Toronto: Pakistan "stands to gain" from the death of Osama bin Laden and an early withdrawal of US-led NATO forces will only help Islamabad realise its goal of gaining "strategic depth" in Afghanistan, warns a veteran Canadian journalist who reported from India in the early 1960s.
"If Pakistan gains control of Afghanistan through a puppet government or even direct military force, the Indian government will correctly assume that Islamabad`s larger goal, as always, is a destabilised India," wrote veteran David Van Praagh, who reported for the Globe and Mail from Delhi and has authored the book `The Greater Game: India`s Race with Destiny and China`.
In a scenario which benefits Pakistan, he wrote on Thursday in Ottawa Citizen, "Another armed conflict between India and Pakistan, each with 100 nuclear weapons more or less, could well literally bring about nuclear fallout. The two countries, senselessly carved out of British India in 1947, have fought four non-nuclear wars, all started by Pakistan and won by India."
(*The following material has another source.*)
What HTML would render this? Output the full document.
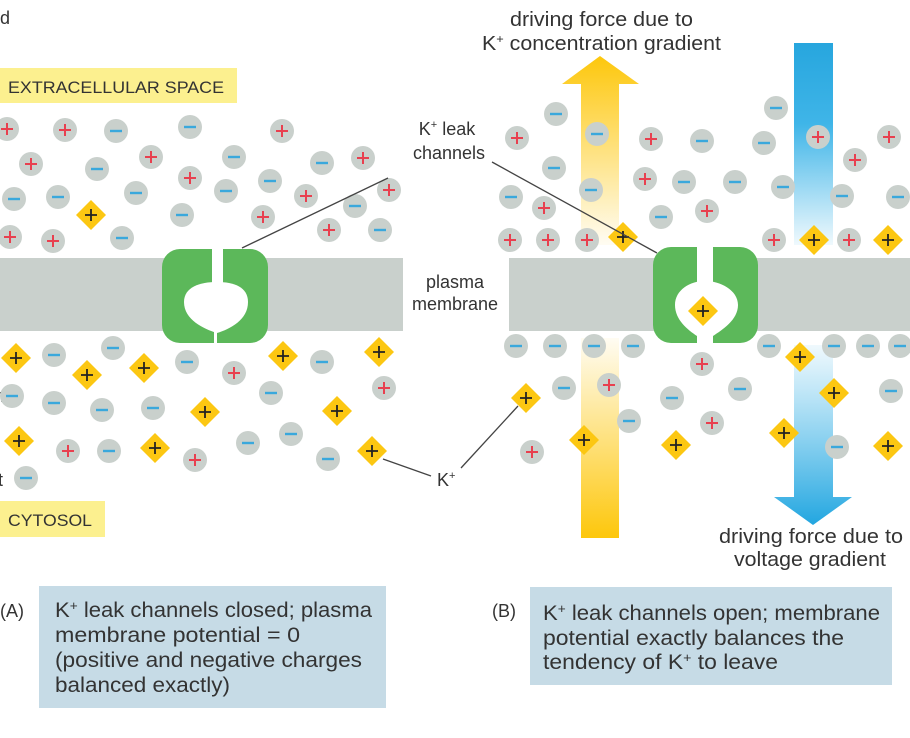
<!DOCTYPE html>
<html><head><meta charset="utf-8"><style>
html,body{margin:0;padding:0;background:#fff;width:910px;height:738px;overflow:hidden}
svg{display:block}
text{font-family:"Liberation Sans",sans-serif;fill:#333}
</style></head><body>
<svg width="910" height="738" viewBox="0 0 910 738" xmlns="http://www.w3.org/2000/svg" xmlns:xlink="http://www.w3.org/1999/xlink">
<defs>
<symbol id="p" overflow="visible"><circle r="12" fill="#c9d0cc"/><path d="M-6 0H6M0 -6V6" stroke="#e8404f" stroke-width="2"/></symbol>
<symbol id="m" overflow="visible"><circle r="12" fill="#c9d0cc"/><path d="M-6 0H6" stroke="#3aa8dc" stroke-width="2.4"/></symbol>
<symbol id="k" overflow="visible"><path d="M0 -15L15 0L0 15L-15 0Z" fill="#fcc712"/><path d="M-6 0H6M0 -6V6" stroke="#222" stroke-width="1.8"/></symbol>
<linearGradient id="yt" x1="0" y1="0" x2="0" y2="1"><stop offset="0" stop-color="#fdc70c"/><stop offset="1" stop-color="#fdc70c" stop-opacity="0.05"/></linearGradient>
<linearGradient id="yb" x1="0" y1="0" x2="0" y2="1"><stop offset="0" stop-color="#fdc70c" stop-opacity="0.05"/><stop offset="1" stop-color="#fdc70c"/></linearGradient>
<linearGradient id="bt" x1="0" y1="0" x2="0" y2="1"><stop offset="0" stop-color="#27a6de"/><stop offset="0.4" stop-color="#3fb5e8"/><stop offset="1" stop-color="#3fb5e8" stop-opacity="0.08"/></linearGradient>
<linearGradient id="bb" x1="0" y1="0" x2="0" y2="1"><stop offset="0" stop-color="#3fb5e8" stop-opacity="0.08"/><stop offset="1" stop-color="#22a6e0"/></linearGradient>
</defs>

<text x="0" y="24" font-size="18" fill="#222">d</text>
<text x="-4" y="198" font-size="18" fill="#222">l</text>
<text x="-6" y="402" font-size="18" fill="#222">n</text>
<text x="-2" y="486" font-size="18" fill="#222">t</text>

<rect x="0" y="68" width="237" height="35" fill="#fcf08f"/>
<text x="8" y="93" font-size="17" textLength="216" lengthAdjust="spacingAndGlyphs">EXTRACELLULAR SPACE</text>
<rect x="0" y="501" width="105" height="36" fill="#fcf08f"/>
<text x="8" y="526" font-size="17" textLength="84" lengthAdjust="spacingAndGlyphs">CYTOSOL</text>

<path d="M600 56L639 84H619V245H581V84H562Z" fill="url(#yt)"/>
<rect x="581" y="338" width="38" height="200" fill="url(#yb)"/>
<rect x="794" y="43" width="39" height="202" fill="url(#bt)"/>
<path d="M794 345H833V497H852L813 525L774 497H794Z" fill="url(#bb)"/>

<rect x="0" y="258" width="403" height="73" fill="#c9d0cc"/>
<rect x="509" y="258" width="401" height="73" fill="#c9d0cc"/>

<rect x="162" y="249" width="106" height="94" rx="18" fill="#5cb85a"/>
<rect x="212" y="247" width="11" height="40" fill="#fff"/>
<path d="M184 302C184 287 200 282 217 282C234 282 248 287 248 302C248 320 230 329 217 333C204 329 184 320 184 302Z" fill="#fff"/>
<rect x="214" y="330" width="3" height="14" fill="#fff"/>

<rect x="653" y="247" width="105" height="96" rx="18" fill="#5cb85a"/>
<rect x="697" y="245" width="16" height="40" fill="#fff"/>
<path d="M675 305C675 290 690 281 705 281C720 281 738 290 738 305C738 320 722 330 713 336V345H697V336C688 330 675 320 675 305Z" fill="#fff"/>
<use href="#k" x="703" y="311"/>

<use href="#p" x="7" y="129"/><use href="#p" x="65" y="130"/><use href="#m" x="116" y="131"/><use href="#m" x="190" y="127"/><use href="#p" x="282" y="131"/>
<use href="#p" x="31" y="164"/><use href="#m" x="97" y="169"/><use href="#p" x="151" y="157"/><use href="#m" x="234" y="157"/><use href="#m" x="322" y="163"/><use href="#p" x="363" y="158"/>
<use href="#m" x="14" y="199"/><use href="#m" x="58" y="197"/><use href="#k" x="91" y="215"/><use href="#m" x="136" y="193"/><use href="#p" x="190" y="178"/><use href="#m" x="226" y="191"/><use href="#m" x="270" y="181"/><use href="#p" x="306" y="196"/><use href="#m" x="355" y="206"/><use href="#p" x="389" y="190"/>
<use href="#p" x="10" y="237"/><use href="#p" x="53" y="241"/><use href="#m" x="122" y="238"/><use href="#m" x="182" y="215"/><use href="#p" x="263" y="217"/><use href="#p" x="329" y="230"/><use href="#m" x="380" y="230"/>

<use href="#k" x="16" y="358"/><use href="#m" x="54" y="355"/><use href="#m" x="113" y="348"/><use href="#k" x="87" y="375"/><use href="#k" x="144" y="368"/><use href="#m" x="187" y="362"/><use href="#p" x="234" y="373"/><use href="#k" x="283" y="356"/><use href="#m" x="322" y="362"/><use href="#k" x="379" y="352"/>
<use href="#m" x="12" y="396"/><use href="#m" x="54" y="403"/><use href="#m" x="102" y="410"/><use href="#m" x="153" y="408"/><use href="#k" x="205" y="412"/><use href="#m" x="271" y="393"/><use href="#k" x="337" y="411"/><use href="#p" x="384" y="388"/>
<use href="#k" x="19" y="441"/><use href="#p" x="68" y="451"/><use href="#m" x="109" y="451"/><use href="#k" x="155" y="448"/><use href="#p" x="195" y="460"/><use href="#m" x="248" y="443"/><use href="#m" x="291" y="434"/><use href="#m" x="328" y="459"/><use href="#k" x="372" y="451"/>
<use href="#m" x="26" y="478"/>

<use href="#m" x="556" y="114"/><use href="#p" x="517" y="138"/><use href="#m" x="597" y="134"/><use href="#p" x="651" y="139"/><use href="#m" x="702" y="141"/><use href="#m" x="776" y="108"/><use href="#m" x="764" y="143"/><use href="#p" x="818" y="137"/><use href="#p" x="889" y="137"/>
<use href="#m" x="554" y="168"/><use href="#p" x="855" y="160"/><use href="#p" x="645" y="179"/><use href="#m" x="684" y="182"/><use href="#m" x="735" y="182"/><use href="#m" x="783" y="187"/>
<use href="#m" x="511" y="197"/><use href="#p" x="544" y="208"/><use href="#m" x="591" y="190"/><use href="#m" x="661" y="217"/><use href="#p" x="707" y="211"/><use href="#m" x="842" y="196"/><use href="#m" x="898" y="197"/>
<use href="#p" x="510" y="240"/><use href="#p" x="548" y="240"/><use href="#p" x="587" y="240"/><use href="#k" x="623" y="237"/><use href="#p" x="774" y="240"/><use href="#k" x="814" y="240"/><use href="#p" x="849" y="240"/><use href="#k" x="888" y="240"/>

<use href="#m" x="516" y="346"/><use href="#m" x="555" y="346"/><use href="#m" x="594" y="346"/><use href="#m" x="633" y="346"/><use href="#p" x="702" y="364"/><use href="#m" x="769" y="346"/><use href="#m" x="834" y="346"/><use href="#m" x="868" y="346"/><use href="#m" x="900" y="346"/><use href="#k" x="800" y="357"/>
<use href="#k" x="526" y="398"/><use href="#m" x="564" y="388"/><use href="#p" x="609" y="385"/><use href="#m" x="672" y="398"/><use href="#m" x="740" y="389"/><use href="#p" x="712" y="423"/><use href="#m" x="629" y="421"/><use href="#k" x="834" y="393"/><use href="#m" x="891" y="391"/>
<use href="#p" x="532" y="452"/><use href="#k" x="584" y="440"/><use href="#k" x="676" y="445"/><use href="#k" x="784" y="433"/><use href="#m" x="837" y="447"/><use href="#k" x="888" y="446"/>

<g stroke="#444" stroke-width="1.3">
<line x1="388" y1="178" x2="242" y2="248"/>
<line x1="492" y1="162" x2="657" y2="253"/>
<line x1="383" y1="459" x2="431" y2="476"/>
<line x1="518" y1="406" x2="461" y2="468"/>
</g>

<text x="447" y="135" font-size="18" text-anchor="middle">K<tspan font-size="11" dy="-7">+</tspan><tspan dy="7"> leak</tspan></text>
<text x="449" y="159" font-size="18" text-anchor="middle">channels</text>
<text x="455" y="288" font-size="18" text-anchor="middle">plasma</text>
<text x="455" y="310" font-size="18" text-anchor="middle">membrane</text>
<text x="437" y="486" font-size="18">K<tspan font-size="11" dy="-7">+</tspan></text>

<text x="510" y="26" font-size="20" textLength="183" lengthAdjust="spacingAndGlyphs">driving force due to</text>
<text x="482" y="50" font-size="20" textLength="239" lengthAdjust="spacingAndGlyphs">K<tspan font-size="12" dy="-7">+</tspan><tspan dy="7"> concentration gradient</tspan></text>
<text x="719" y="543" font-size="20" textLength="184" lengthAdjust="spacingAndGlyphs">driving force due to</text>
<text x="734" y="566" font-size="20" textLength="152" lengthAdjust="spacingAndGlyphs">voltage gradient</text>

<rect x="39" y="586" width="347" height="122" fill="#c6dbe6"/>
<text x="0" y="617" font-size="18">(A)</text>
<text x="55" y="617" font-size="21" textLength="317" lengthAdjust="spacingAndGlyphs">K<tspan font-size="13" dy="-7">+</tspan><tspan dy="7"> leak channels closed; plasma</tspan></text>
<text x="55" y="642" font-size="21" textLength="245" lengthAdjust="spacingAndGlyphs">membrane potential = 0</text>
<text x="55" y="667" font-size="21" textLength="307" lengthAdjust="spacingAndGlyphs">(positive and negative charges</text>
<text x="55" y="692" font-size="21" textLength="175" lengthAdjust="spacingAndGlyphs">balanced exactly)</text>

<rect x="530" y="587" width="362" height="98" fill="#c6dbe6"/>
<text x="492" y="617" font-size="18">(B)</text>
<text x="543" y="620" font-size="21" textLength="337" lengthAdjust="spacingAndGlyphs">K<tspan font-size="13" dy="-7">+</tspan><tspan dy="7"> leak channels open; membrane</tspan></text>
<text x="543" y="645" font-size="21" textLength="301" lengthAdjust="spacingAndGlyphs">potential exactly balances the</text>
<text x="543" y="669" font-size="21" textLength="235" lengthAdjust="spacingAndGlyphs">tendency of K<tspan font-size="13" dy="-7">+</tspan><tspan dy="7"> to leave</tspan></text>
</svg>
</body></html>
The veteran journalist said, "Pakistan, which clearly sustained and succoured him (Osama bin Laden) on its soil for more than five years, ironically stands to gain from his demise at the hands of US Navy Seals."
Osama was gunned down on May 02 by US commandos who stormed the al Qaeda leader`s hideout in Pakistan`s Abbottabad city.
In sheltering the al Qaeda leader, he said, Islamabad`s motive "was - and is - to control Afghanistan, the historic gateway to the Indian subcontinent, for the `strategic depth` it supposedly provides against India. But there`s no question that the corrupt military and civilian elites misruling Pakistan will be closer to their goal if US and NATO forces leave sooner than planned - long before 2014 - on the false premise that bin Laden`s end weakens the Taliban".
He warned that China, Pakistan`s only real ally apart from Saudi Arabia, is "waiting breathlessly" for international forces to pull out of Afghanistan and the Pakistanis to move in.
"This would allow the resource-hungry despots ruling China with an iron fist to exploit copper and other natural resources in Afghanistan. More important, it would extend Chinese hegemony into Central Asia and the Subcontinent, an intrusion that democratic India - and the United States - could not tolerate."
Urging the US to break off "its outrageously misnamed alliance" with Pakistan, the writer said, "The next thing is for the United States and India, and other democracies notably including Canada, to forge a closer strategic alliance than has been the case since former president George W Bush reached a groundbreaking nuclear agreement with Prime Minister Manmohan Singh."